> Alan Cox wrote:
>
>
> > You are right about needing to log parameters, but given a log line
> > of the form
> >
> > %s: went up in flames\n\0eth0\0\0
> >
> > that can be handled by the log viewer
>
>
> I still see some problems...
>
> For one, there are 131 instances of:
>
> printk("%s\n", blurb);
[SNIPPED....]
There are 48,038 printk statements in linux-2.4.20. The text portion
of those statements comprises 307,136 bytes, excluding modules!
This print-your-way code has more ASCII than MBASIC. It is
patently absurd and some people are trying to legitimize this
text bloat with a translation utility. Fork the kernel and
make it text-based if you want, but we need to remove most of
this text on the standard kernel, not make it somehow seem
right. It is wrong, just plain wrong, and it's getting worse
as time goes on.
Every one of those printk-drivers should have an ioctl() so
that some user-mode program can check on its health, how many
SCSI disks got found, what the Ethernet parameters are, etc.
This is not something that should be printed on the screen
every time the machine boots for the one-time-out-of-1000
that a disk didn't come on-line or the network didn't come
up.

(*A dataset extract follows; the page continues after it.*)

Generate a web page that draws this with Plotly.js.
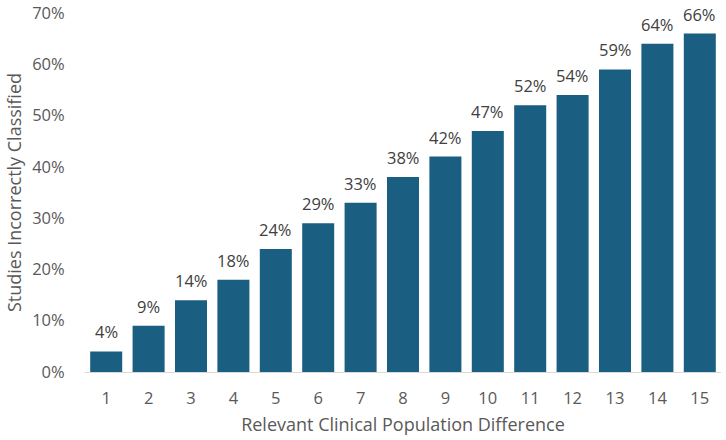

Most all of the error reporting within the kernel is being
done without regard to what used to be called "good standards
of engineering practice".
BSD also has this problem but you would expect that from
students because they become amazed as their driver starts
to work and they proudly print every intermediate step in
the initialization. Professionals should know better and
do better work.
Properly running software is indistinguishable from magic
and it is completely invisible to the user.
Cheers,
Dick Johnson
Penguin : Linux version 2.4.20 on an i686 machine (797.90 BogoMips).
Why is the government concerned about the lunatic fringe? Think about it.